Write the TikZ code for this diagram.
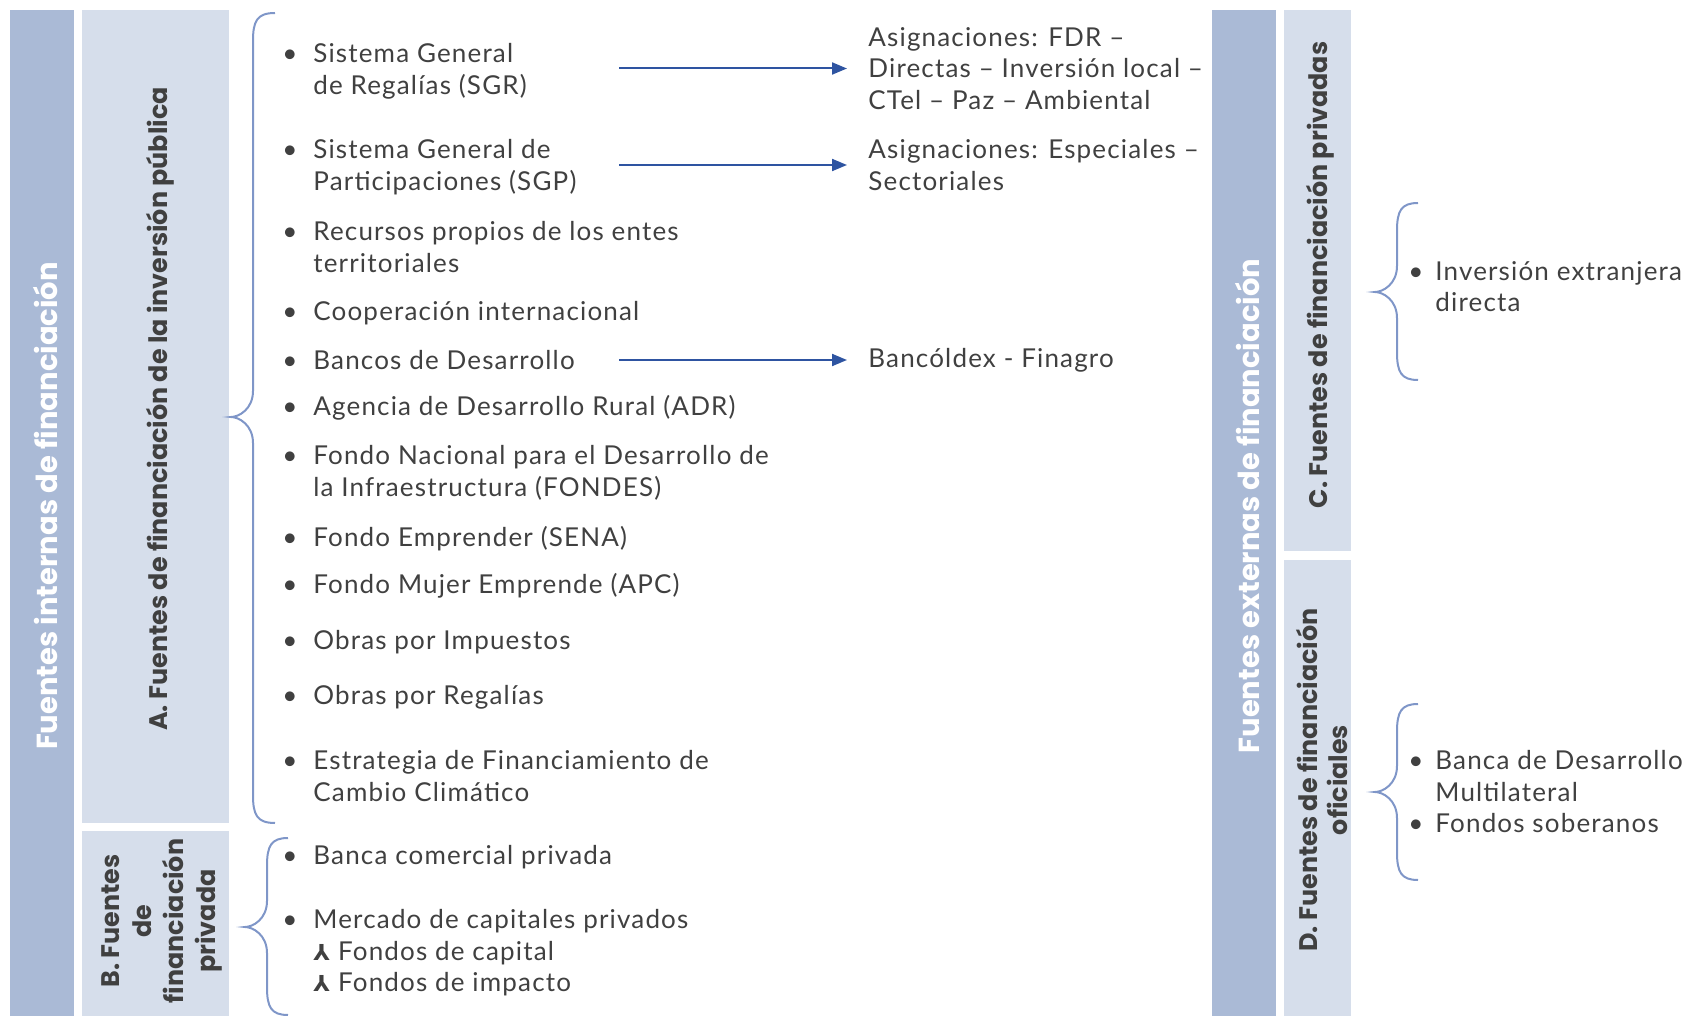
\documentclass[tikz,border=0pt]{standalone}
\usepackage{fontspec}
\setmainfont{Lato}[LetterSpace=4.5]
\newfontfamily\headfont{Poppins}
\newfontfamily\symfont{DejaVu Sans}
\usetikzlibrary{arrows.meta}
\definecolor{bardark}{HTML}{AABAD6}
\definecolor{barlight}{HTML}{D6DEEB}
\definecolor{bracecol}{HTML}{7F96C8}
\definecolor{arrowcol}{HTML}{2E54A1}
\definecolor{txtgray}{HTML}{404040}
\newcommand{\bul}[1][8pt]{\llap{\textbullet\hspace{#1}}}
\newcommand{\subbul}{{\symfont\bfseries\fontsize{11}{12}\selectfont ⅄}\hspace{4pt}}
\tikzset{
        outerbar/.style={fill=bardark},
        innerbar/.style={fill=barlight},
        outerlabel/.style={rotate=90, text=white, align=center,
                font=\headfont\bfseries\fontsize{14.5}{16}\selectfont},
        innerlabel/.style={rotate=90, text=txtgray, align=center,
                font=\headfont\bfseries\fontsize{12.7}{15}\selectfont},
        textbase/.style={anchor=west, align=left, inner sep=0pt, text=txtgray,
                font=\fontsize{13}{15.75}\selectfont},
        item/.style={textbase, yshift=-1pt},
        target/.style={textbase, inner xsep=10.5pt},
        flow/.style={draw=arrowcol, line width=1pt, -{Triangle[length=7.5pt,width=6pt]}},
        curly/.style={draw=bracecol, line width=1pt}
}

\begin{document}
\begin{tikzpicture}[x=0.5pt,y=-0.5pt]
        \useasboundingbox (0,0) rectangle (1694,1016);

        % left block
        \fill[outerbar] (10,10) rectangle (74,1016);
        \fill[innerbar] (82,10) rectangle (229,823);
        \fill[innerbar] (82,831) rectangle (229,1016);
        \node[outerlabel] (internas) at (46,506) {Fuentes internas de financiación};
        \node[innerlabel] (pubA) at (160,409) {A. Fuentes de financiación de la inversión pública};
        \node[innerlabel, font=\headfont\bfseries\fontsize{12.7}{16}\selectfont] (privB) at (162,921) {B. Fuentes\\de\\financiación\\privada};

        % right block
        \fill[outerbar] (1212,10) rectangle (1276,1016);
        \fill[innerbar] (1284,10) rectangle (1351,551);
        \fill[innerbar] (1284,560) rectangle (1351,1016);
        \node[outerlabel] (externas) at (1248,506) {Fuentes externas de financiación};
        \node[innerlabel] (privC) at (1320,275) {C. Fuentes de financiación privadas};
        \node[innerlabel] (ofiD) at (1322,780) {D. Fuentes de financiación\\oficiales};

        % braces
        \foreach \xe/\xv/\xt/\yt/\ym/\yb in {275/253/231/13/417/823, 288/267/245/838/927/1015,
                        1418/1397/1375/203/292/380, 1418/1397/1375/704/792/880} {
            \draw[curly] (\xe,\yt) .. controls ({\xv+4},\yt) and (\xv,{\yt+8}) .. (\xv,{\yt+28})
                -- (\xv,{\ym-26}) .. controls (\xv,{\ym-8}) and ({\xt+8},\ym) .. (\xt,\ym)
                .. controls ({\xt+8},\ym) and (\xv,{\ym+8}) .. (\xv,{\ym+26})
                -- (\xv,{\yb-28}) .. controls (\xv,{\yb-8}) and ({\xv+4},\yb) .. (\xe,\yb);
        }

        % A items
        \node[item] (sgr) at (313,69.5) {\bul Sistema General\\de Regalías (SGR)};
        \node[item] (sgp) at (313,165) {\bul Sistema General de\\Participaciones (SGP)};
        \node[item] (propios) at (313,245) {\bul Recursos propios de los entes\\territoriales};
        \node[item] (coop) at (313,311) {\bul Cooperación internacional};
        \node[item] (bancos) at (313,358) {\bul Bancos de Desarrollo};
        \node[item] (adr) at (313,406) {\bul Agencia de Desarrollo Rural (ADR)};
        \node[item] (fondes) at (313,471) {\bul Fondo Nacional para el Desarrollo de\\la Infraestructura (FONDES)};
        \node[item] (sena) at (313,537) {\bul Fondo Emprender (SENA)};
        \node[item] (apc) at (313,584) {\bul Fondo Mujer Emprende (APC)};
        \node[item] (impuestos) at (313,640) {\bul Obras por Impuestos};
        \node[item] (regalias) at (313,695) {\bul Obras por Regalías};
        \node[item] (clima) at (313,774) {\bul Estrategia de Financiamiento de\\Cambio Climático};

        % B items
        \node[item] (banca) at (313,855) {\bul Banca comercial privada};
        \node[item] (mercado) at (313,951) {\bul Mercado de capitales privados\\\subbul Fondos de capital\\\subbul Fondos de impacto};

        % targets of the arrows
        \node[target] (fdr) at (847,68.5) {Asignaciones: FDR –\\Directas – Inversión local –\\CTel – Paz – Ambiental};
        \node[target] (especiales) at (847,165) {Asignaciones: Especiales –\\Sectoriales};
        \node[target] (bancoldex) at (847,360) {Bancóldex - Finagro};

        \coordinate (fromsgr) at (619,68.5);
        \coordinate (fromsgp) at (619,165);
        \coordinate (frombancos) at (619,360);
        \draw[flow] (fromsgr) -- (fdr.west);
        \draw[flow] (fromsgp) -- (especiales.west);
        \draw[flow] (frombancos) -- (bancoldex.west);

        % C and D items
        \node[item] (ied) at (1435,284.5) {\bul[6pt]Inversión extranjera\\directa};
        \node[item] (multi) at (1435,790) {\bul[6pt]Banca de Desarrollo\\Multilateral\\\bul[6pt]Fondos soberanos};
\end{tikzpicture}
\end{document}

———

### [INSTRUCTIONS FOR THE TASK]
Copy the listing over exactly, skipping the pictures it holds.

### [TASK RESPONSE]
Write the TikZ code for this diagram.
\documentclass[tikz,border=0pt]{standalone}
\usepackage{fontspec}
\setmainfont{Lato}[LetterSpace=4.5]
\newfontfamily\headfont{Poppins}
\newfontfamily\symfont{DejaVu Sans}
\usetikzlibrary{arrows.meta}
\definecolor{bardark}{HTML}{AABAD6}
\definecolor{barlight}{HTML}{D6DEEB}
\definecolor{bracecol}{HTML}{7F96C8}
\definecolor{arrowcol}{HTML}{2E54A1}
\definecolor{txtgray}{HTML}{404040}
\newcommand{\bul}[1][8pt]{\llap{\textbullet\hspace{#1}}}
\newcommand{\subbul}{{\symfont\bfseries\fontsize{11}{12}\selectfont ⅄}\hspace{4pt}}
\tikzset{
        outerbar/.style={fill=bardark},
        innerbar/.style={fill=barlight},
        outerlabel/.style={rotate=90, text=white, align=center,
                font=\headfont\bfseries\fontsize{14.5}{16}\selectfont},
        innerlabel/.style={rotate=90, text=txtgray, align=center,
                font=\headfont\bfseries\fontsize{12.7}{15}\selectfont},
        textbase/.style={anchor=west, align=left, inner sep=0pt, text=txtgray,
                font=\fontsize{13}{15.75}\selectfont},
        item/.style={textbase, yshift=-1pt},
        target/.style={textbase, inner xsep=10.5pt},
        flow/.style={draw=arrowcol, line width=1pt, -{Triangle[length=7.5pt,width=6pt]}},
        curly/.style={draw=bracecol, line width=1pt}
}

\begin{document}
\begin{tikzpicture}[x=0.5pt,y=-0.5pt]
        \useasboundingbox (0,0) rectangle (1694,1016);

        % left block
        \fill[outerbar] (10,10) rectangle (74,1016);
        \fill[innerbar] (82,10) rectangle (229,823);
        \fill[innerbar] (82,831) rectangle (229,1016);
        \node[outerlabel] (internas) at (46,506) {Fuentes internas de financiación};
        \node[innerlabel] (pubA) at (160,409) {A. Fuentes de financiación de la inversión pública};
        \node[innerlabel, font=\headfont\bfseries\fontsize{12.7}{16}\selectfont] (privB) at (162,921) {B. Fuentes\\de\\financiación\\privada};

        % right block
        \fill[outerbar] (1212,10) rectangle (1276,1016);
        \fill[innerbar] (1284,10) rectangle (1351,551);
        \fill[innerbar] (1284,560) rectangle (1351,1016);
        \node[outerlabel] (externas) at (1248,506) {Fuentes externas de financiación};
        \node[innerlabel] (privC) at (1320,275) {C. Fuentes de financiación privadas};
        \node[innerlabel] (ofiD) at (1322,780) {D. Fuentes de financiación\\oficiales};

        % braces
        \foreach \xe/\xv/\xt/\yt/\ym/\yb in {275/253/231/13/417/823, 288/267/245/838/927/1015,
                        1418/1397/1375/203/292/380, 1418/1397/1375/704/792/880} {
            \draw[curly] (\xe,\yt) .. controls ({\xv+4},\yt) and (\xv,{\yt+8}) .. (\xv,{\yt+28})
                -- (\xv,{\ym-26}) .. controls (\xv,{\ym-8}) and ({\xt+8},\ym) .. (\xt,\ym)
                .. controls ({\xt+8},\ym) and (\xv,{\ym+8}) .. (\xv,{\ym+26})
                -- (\xv,{\yb-28}) .. controls (\xv,{\yb-8}) and ({\xv+4},\yb) .. (\xe,\yb);
        }

        % A items
        \node[item] (sgr) at (313,69.5) {\bul Sistema General\\de Regalías (SGR)};
        \node[item] (sgp) at (313,165) {\bul Sistema General de\\Participaciones (SGP)};
        \node[item] (propios) at (313,245) {\bul Recursos propios de los entes\\territoriales};
        \node[item] (coop) at (313,311) {\bul Cooperación internacional};
        \node[item] (bancos) at (313,358) {\bul Bancos de Desarrollo};
        \node[item] (adr) at (313,406) {\bul Agencia de Desarrollo Rural (ADR)};
        \node[item] (fondes) at (313,471) {\bul Fondo Nacional para el Desarrollo de\\la Infraestructura (FONDES)};
        \node[item] (sena) at (313,537) {\bul Fondo Emprender (SENA)};
        \node[item] (apc) at (313,584) {\bul Fondo Mujer Emprende (APC)};
        \node[item] (impuestos) at (313,640) {\bul Obras por Impuestos};
        \node[item] (regalias) at (313,695) {\bul Obras por Regalías};
        \node[item] (clima) at (313,774) {\bul Estrategia de Financiamiento de\\Cambio Climático};

        % B items
        \node[item] (banca) at (313,855) {\bul Banca comercial privada};
        \node[item] (mercado) at (313,951) {\bul Mercado de capitales privados\\\subbul Fondos de capital\\\subbul Fondos de impacto};

        % targets of the arrows
        \node[target] (fdr) at (847,68.5) {Asignaciones: FDR –\\Directas – Inversión local –\\CTel – Paz – Ambiental};
        \node[target] (especiales) at (847,165) {Asignaciones: Especiales –\\Sectoriales};
        \node[target] (bancoldex) at (847,360) {Bancóldex - Finagro};

        \coordinate (fromsgr) at (619,68.5);
        \coordinate (fromsgp) at (619,165);
        \coordinate (frombancos) at (619,360);
        \draw[flow] (fromsgr) -- (fdr.west);
        \draw[flow] (fromsgp) -- (especiales.west);
        \draw[flow] (frombancos) -- (bancoldex.west);

        % C and D items
        \node[item] (ied) at (1435,284.5) {\bul[6pt]Inversión extranjera\\directa};
        \node[item] (multi) at (1435,790) {\bul[6pt]Banca de Desarrollo\\Multilateral\\\bul[6pt]Fondos soberanos};
\end{tikzpicture}
\end{document}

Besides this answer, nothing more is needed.